Recently, MIT researchers unveiled a radical new method for AI-based image editing and generation that eliminates the need for a traditional generator network.
The team built upon one-dimensional tokenizers, neural encoders capable of compressing a 256 × 256 image into just 32 tokens, capturing global visual information rather than fragmenting it into patches. This is far more efficient than conventional 16 × 16 token maps.
Remarkably, they discovered that editing or generating images can be performed by directly optimizing these tokens, without any generator—a departure from typical encoder + generator pipelines.
Workflow Highlights
- Begin with an input image.
- Encode it into a compact token sequence.
- Modify those tokens via gradient-based optimization to shift visual content.
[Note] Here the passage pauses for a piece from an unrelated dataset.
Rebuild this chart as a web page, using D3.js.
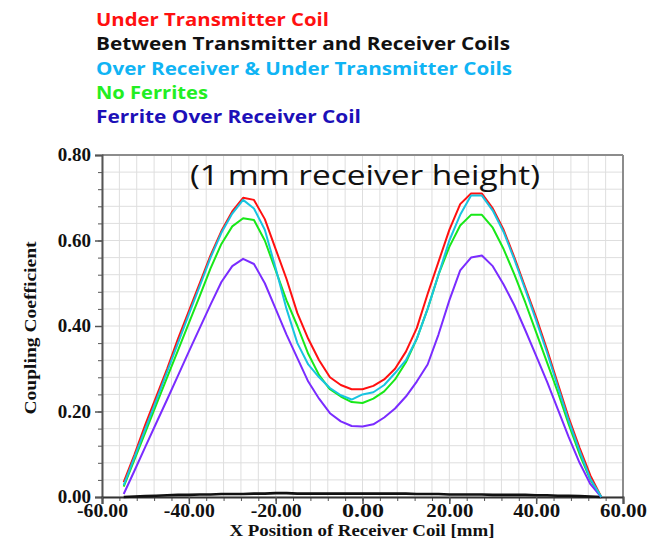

- Decode back to image space to obtain refined edits or entirely new visuals—all without training or deploying a generator model.
Why It Resonates with Tech Enthusiasts
- Generative simplicity: This minimalist approach reduces architectural complexity, offering a streamlined alternative to diffusion or GANs.
- Efficiency gains: Shrinking the token space and removing the generator could lower compute needs and simplify fine-tuning.
- Granting control: Enables precise semantic edits by manipulating tokens directly—ideal for developers and researchers looking for high-granularity image control.
Broader Potential
Their method was presented in a research paper at the International Conference on Machine Learning (ICML 2025), highlighting a new frontier in token-based image generation and editing. This could influence tools in creative AI, digital art, and interactive editing platforms where agent-like modification is desired.
Essentially, MIT’s team demonstrates that the tokenizer alone may suffice for both generating and editing images—challenging long-standing design norms in AI image modeling.